The Coming World Disorder

The mathematician and astronomer Johannes Kepler prophesied that "We shall not get through this time without difficulty, for all the factors are prepared." Kepler was predicting the Thirty Years’ War of 1618-1648 that would launch the modern international state system in which America and the nations of the world still operate.

What ominous factors caused Kepler to shiver? Disturbances, upheavals and conflicts. Merchants moaned about untrustworthy bankers. Diplomats strutted even as they wavered. The masses sullenly made deals they needed to survive when the gathering storm broke. Varieties of religious fervor caused many to prepare to be slain rather than submit to rule by others.

The 1648 settlement at Westphalia, though setbacks were many and vicious, enabled procedures fostering what eventually would be called "the international community," a term that curled many a lip in the midst of twentieth-century world wars. Those wars were attempts to overthrow the established world order. Those wars failed, but in recent decades have become seemingly interminable, and have required the stewards of world order to confront what George Shultz labels "asymmetrical" warfare in which professional standards have been turned into self-imposed liabilities by enemies who reject civilized international conduct.

No international order has proved immortal. Kepler today might note that the world order shaped by the war he predicted might now fail to survive to celebrate its 375th anniversary. As President Obama ponders his Second Inaugural Address, what Keplerian factors are now "prepared" for war?

The causes of war as discerned ever since Thucydides’ time are three: wars of ideology, of fear, and of gain.

The ideology of Islamism has been on the rise for generations and now aims to expropriate the Arab Spring. The ambitions of the 1979 Iranian Revolution and Sunni fanaticism are transmogrifying into the kind of major religious war that the Treaty of Westphalia sought to forestall.
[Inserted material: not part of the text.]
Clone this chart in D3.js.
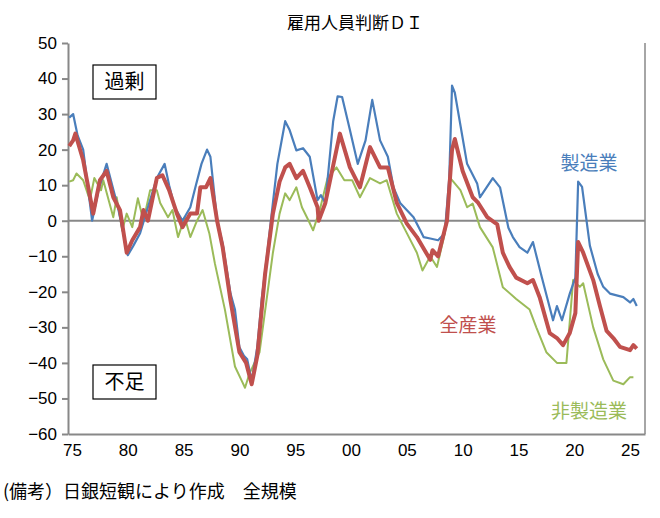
<!DOCTYPE html>
<html>
<head>
<meta charset="utf-8">
<script src="https://cdn.jsdelivr.net/npm/d3@7"></script>
<style>
body { margin: 0; background: #fff; font-family: "Noto Sans CJK JP", "Noto Sans", sans-serif; }
</style>
</head>
<body>
<svg id="chart" width="660" height="518"></svg>
<script>
// [year, DI]
const manufacturing = [[1974.75,29],[1975.1,30],[1975.5,24],[1976,20],[1976.8,0],[1977.4,9],[1978.1,16],[1978.6,10],[1979.1,4],[1980,-9.7],[1980.5,-7],[1981.1,-3.5],[1981.8,3.8],[1982.6,12],[1983.3,16],[1983.7,10],[1984.2,3.8],[1984.9,0],[1985.6,3.8],[1986.1,10],[1986.6,16],[1987.1,20],[1987.4,18],[1988,0],[1988.5,-6.5],[1989.2,-20.5],[1989.6,-25],[1990,-35.6],[1990.4,-38],[1990.7,-39],[1991.1,-45],[1991.6,-35.6],[1992,-22],[1992.5,-9],[1993,5],[1993.4,16],[1994.1,28],[1994.5,25.5],[1995.1,19.8],[1995.7,20.4],[1996.3,18],[1997,5.8],[1997.3,7.2],[1997.7,5],[1998.4,28],[1998.8,35],[1999.2,34.8],[1999.9,25.5],[2000.6,16],[2001.3,22.6],[2001.9,34],[2002.6,22.6],[2003.3,18],[2003.8,9.4],[2004.4,5],[2005.6,1],[2006.2,-2.7],[2006.5,-4.6],[2007.1,-5],[2007.8,-5.5],[2008.4,-3.5],[2008.8,12],[2009.05,38],[2009.3,36],[2010.4,16],[2011.3,10.5],[2011.55,6.6],[2012.7,12],[2013.35,9.4],[2014.1,-2],[2014.5,-4.6],[2015.1,-7.4],[2015.8,-9],[2016.3,-6],[2017.1,-16],[2018.1,-28],[2018.45,-24],[2018.9,-28],[2019.6,-20.5],[2020.1,-16],[2020.35,11],[2020.7,9.5],[2021.4,-7],[2022.1,-15],[2022.6,-18.6],[2023.2,-20.5],[2024.4,-21.5],[2025,-23],[2025.3,-22],[2025.6,-24]];
const allIndustries = [[1974.75,21],[1975.1,22.6],[1975.3,24.5],[1976,17],[1976.9,2],[1977.5,11.4],[1978.1,14],[1978.7,6.6],[1979.3,3],[1979.9,-9],[1980.4,-5.5],[1981.1,-1.8],[1981.4,3],[1981.8,0],[1982.6,12],[1983.1,12.8],[1983.7,8.6],[1984.4,2],[1984.9,-1.8],[1985.6,2],[1986.2,2],[1986.5,9.4],[1987,9.4],[1987.4,12],[1988,0],[1988.5,-7.5],[1989.2,-22.4],[1990,-37],[1990.6,-40],[1991.1,-46],[1991.6,-38],[1992.3,-15],[1993,2],[1993.6,11],[1994.1,15],[1994.5,16],[1995.1,12],[1995.7,14],[1996.3,9.4],[1997,3.8],[1997.1,0],[1997.7,5],[1998.3,14],[1999,24.5],[1999.9,15],[2000.8,9.4],[2001.7,20.7],[2002.6,15],[2003.3,15],[2004.1,5],[2005,-0.8],[2005.9,-4.6],[2007.1,-11],[2007.3,-8.3],[2007.8,-10],[2008.6,0],[2009.05,20],[2009.3,23],[2010,14],[2010.9,6.6],[2011.4,5],[2012.2,1],[2013.1,-1],[2013.6,-9],[2014.2,-13],[2014.8,-16],[2015.8,-17.6],[2016.3,-16.7],[2016.9,-21.5],[2017.8,-31.6],[2018.45,-33],[2019,-35],[2019.6,-31.6],[2020.1,-26],[2020.35,-6],[2020.8,-9],[2021.7,-16.7],[2022.3,-24],[2022.9,-31],[2023.5,-33],[2024.1,-35.5],[2025,-36.4],[2025.3,-35],[2025.6,-36]];
const nonManufacturing = [[1974.75,11],[1975.1,11.4],[1975.4,13.3],[1976,11.4],[1976.6,5.8],[1977,12],[1977.6,8.6],[1977.8,11.4],[1978.7,1],[1979,6.6],[1979.5,-2.7],[1979.9,2],[1980.4,-1.8],[1980.9,6.3],[1981.4,0],[1982,8.6],[1982.6,8.6],[1982.9,5],[1983.6,1],[1984,3],[1984.5,-4.6],[1985.1,1],[1985.6,-4.6],[1986.2,0],[1986.7,3],[1987.3,-3.5],[1987.8,-12],[1988.7,-25],[1989.6,-41],[1990.2,-45],[1990.5,-47],[1990.9,-43],[1991.8,-37],[1993,-9],[1993.6,2],[1994.1,7.7],[1994.5,5.8],[1995.1,9.4],[1995.6,3.8],[1996.2,0],[1996.6,-2.7],[1997.2,3],[1997.9,12],[1998.7,15],[1999.4,11.4],[2000.1,11.4],[2000.8,6.6],[2001.7,12],[2002.6,10.5],[2003.2,11.4],[2004.1,2],[2005,-3.5],[2005.9,-9],[2006.4,-14],[2007.1,-10],[2007.7,-13],[2008.4,-3.5],[2008.9,12],[2009.8,8.6],[2010.4,3.8],[2010.9,4.8],[2011.55,-1.8],[2012.7,-7.5],[2013.6,-18.7],[2014.8,-22],[2016,-25],[2016.6,-30],[2017.5,-37],[2018.45,-40],[2019.3,-40],[2019.9,-16.7],[2020.5,-18.6],[2020.8,-17.6],[2021.7,-30],[2022.6,-39],[2023.5,-45],[2024.4,-46],[2025,-44],[2025.3,-44]];
const xTicks = [1975,1980,1985,1990,1995,2000,2005,2010,2015,2020,2025];
const yTicks = [50,40,30,20,10,0,-10,-20,-30,-40,-50,-60];

const svg = d3.select('#chart');
const plotLeft = 68, plotRight = 645, plotTop = 43, plotBottom = 434;
const x = d3.scaleLinear().domain([1974.64, 2026.34]).range([plotLeft, plotRight]);
const y = d3.scaleLinear().domain([-60, 50]).range([plotBottom, plotTop]);

svg.append('text').attr('x', 355).attr('y', 29).attr('text-anchor', 'middle')
    .attr('font-size', 17).text('雇用人員判断ＤＩ');

// axes
const yAxis = svg.append('g').attr('transform', `translate(${plotLeft},0)`)
    .call(d3.axisLeft(y).tickValues(yTicks).tickSize(6).tickSizeOuter(0));
const xAxis = svg.append('g').attr('transform', `translate(0,${plotBottom})`)
    .call(d3.axisBottom(x).tickValues(xTicks).tickSize(0).tickSizeOuter(0)
        .tickFormat(d => String(d % 100).padStart(2, '0')));
[yAxis, xAxis].forEach(a => {
    a.selectAll('path, line').attr('stroke', '#888').attr('stroke-width', 2);
    a.selectAll('text').attr('font-size', 17).attr('font-family', 'Liberation Sans, Arial, sans-serif').attr('fill', '#000');
});
xAxis.selectAll('text').attr('dy', '1.1em');
yAxis.selectAll('text').attr('dx', '-2');
svg.append('line').attr('x1', plotRight).attr('x2', plotRight).attr('y1', plotTop).attr('y2', plotBottom)
    .attr('stroke', '#888').attr('stroke-width', 1.5);
svg.append('line').attr('x1', plotLeft).attr('x2', plotRight).attr('y1', y(0)).attr('y2', y(0))
    .attr('stroke', '#888').attr('stroke-width', 2);

const line = d3.line().x(d => x(d[0])).y(d => y(d[1])).curve(d3.curveLinear);
const series = [
    { data: nonManufacturing, color: '#9bbb59', w: 2 },
    { data: manufacturing, color: '#4a7ebb', w: 2.2 },
    { data: allIndustries, color: '#c0504d', w: 4 }
];
series.forEach(s => {
    svg.append('path').datum(s.data).attr('fill', 'none').attr('stroke', s.color)
        .attr('stroke-width', s.w).attr('stroke-linejoin', 'round').attr('d', line);
});

// labels
const labels = [
    { t: '製造業', x: 589, y: 170, c: '#4a7ebb' },
    { t: '全産業', x: 468, y: 332, c: '#c0504d' },
    { t: '非製造業', x: 589, y: 418, c: '#9bbb59' }
];
labels.forEach(l => svg.append('text').attr('x', l.x).attr('y', l.y).attr('text-anchor', 'middle')
    .attr('font-size', 19).attr('fill', l.c).text(l.t));

[{ t: '過剰', y: 65 }, { t: '不足', y: 365 }].forEach(b => {
    svg.append('rect').attr('x', 93).attr('y', b.y).attr('width', 63).attr('height', 34)
        .attr('fill', '#fff').attr('stroke', '#000').attr('stroke-width', 1.2);
    svg.append('text').attr('x', 124.5).attr('y', b.y + 24).attr('text-anchor', 'middle')
        .attr('font-size', 20).text(b.t);
});

svg.append('text').attr('x', 3).attr('y', 498).attr('font-size', 18)
    .text('(備考）日銀短観により作成　全規模');
</script>
</body>
</html>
Thucydides traced the war that ruined ancient Greece to Sparta’s fear that Athens’ growing power was crossing the line where it would be impossible to contain. Israel faces that threat from Iran, as today’s international structures for the maintenance of international security have failed to halt Iran’s drive, propelled by religious ideology, to possess nuclear weapons. Israel, bereft of its traditional sense of American support, is making ready to act against Iran’s menace to its existence. President Obama’s priority must [be to] repair relations with Israel by visiting the Jewish state and convincing its leaders that the U.S. understands Israel’s uniquely dangerous position.

And there now grows a deepening appetite for gain. America, perceived as eager to shed the burdens of world order in order to be "fundamentally transformed" through European-style social commitments, talks of engagement even when Iran’s "diplomacy" is a form of protracted warfare. The enemies of world order translate the American election results into the lexicon of abdication, telling themselves that their time has come: there is a world to be gained.

Only America’s return to world leadership can halt this deterioration. "Sequestration" will relegate the U.S. to a second rate power and must be reversed to enable American strength and diplomacy to be employed in tandem. Without this the prediction of a Kepler for today must be grim.

Of course the disaster he sees is one in which the United States returns to a realistic policy and ceases going about the world seeking dragons to slay. That subject is worth a lot more time and energy than I have at the moment, but I am not at all sure that our recent attempts in Iraq and Afghanistan have had beneficial effects on the world worth the costs they have levied on this republic. The Cold War ate much of our freedom. I thought at the time that it was worth the costs. Whether our experiment in world order after the collapse of the USSR has proven to be worth the costs is another story.

In any event, we will not have the means to do any of that after we go over the financial cliff this January first. Which probably means that the neo-cons will manage to get the Republicans to do whatever it takes.

But it is worth discussing: do we really need an enormous standing army? The case for the Navy is more compelling, but do we really need to spend more on the military than the rest of the world together? Just how much defense do we need, and what are we defending from whom? I ask seriously.